8. The Co-ordinate bench in the case of Sachin R. Tandulkar (supra) in somewhat similar circumstances after applying provisions of section 23(1)(c) of the Act accepted rental income from the vacant property as „nil‟. In view of the similarity of facts, we find merit in the submissions of the assessee. Accordingly, the impugned order is set-aside and the appeal of assessee is allowed.”

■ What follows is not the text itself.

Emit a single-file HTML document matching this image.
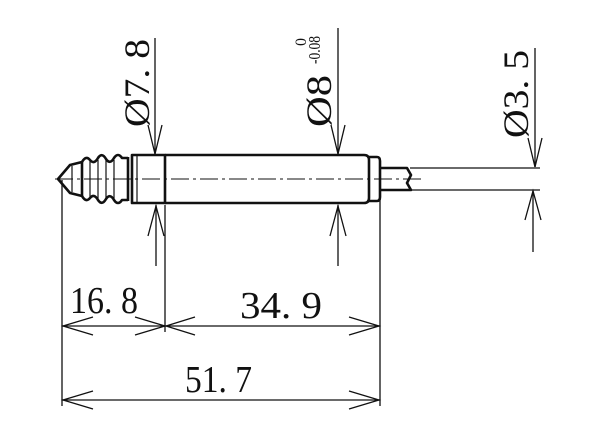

5. On appraisal of the above mentioned finding, we find that the facts are not distinguishable at this stage. Actually, the premises in question was on rent earlier with the HDFC Bank. Under the compelled circumstances, the tenant HDFC Bank vacated the premises because the Metro Rail Project came before the premises, therefore, the said premise was vacated by Bank. On similar circumstances, the Hon’ble ITAT has already explained the reason in which the rental value of the premises was not liable to be assessed on the percentage basis of the value of the property. Accordingly, it is quite clear that the case of the assessee has duly been covered by the Hon’ble ITAT in the assesse’s own case (supra), therefore, we set aside the finding of the CIT(A) on these issues and allowed the claim of the assessee. All the issues are decided in favour of the assessee against the revenue.

6. In the result, the appeal filed by the assessee is hereby allowed.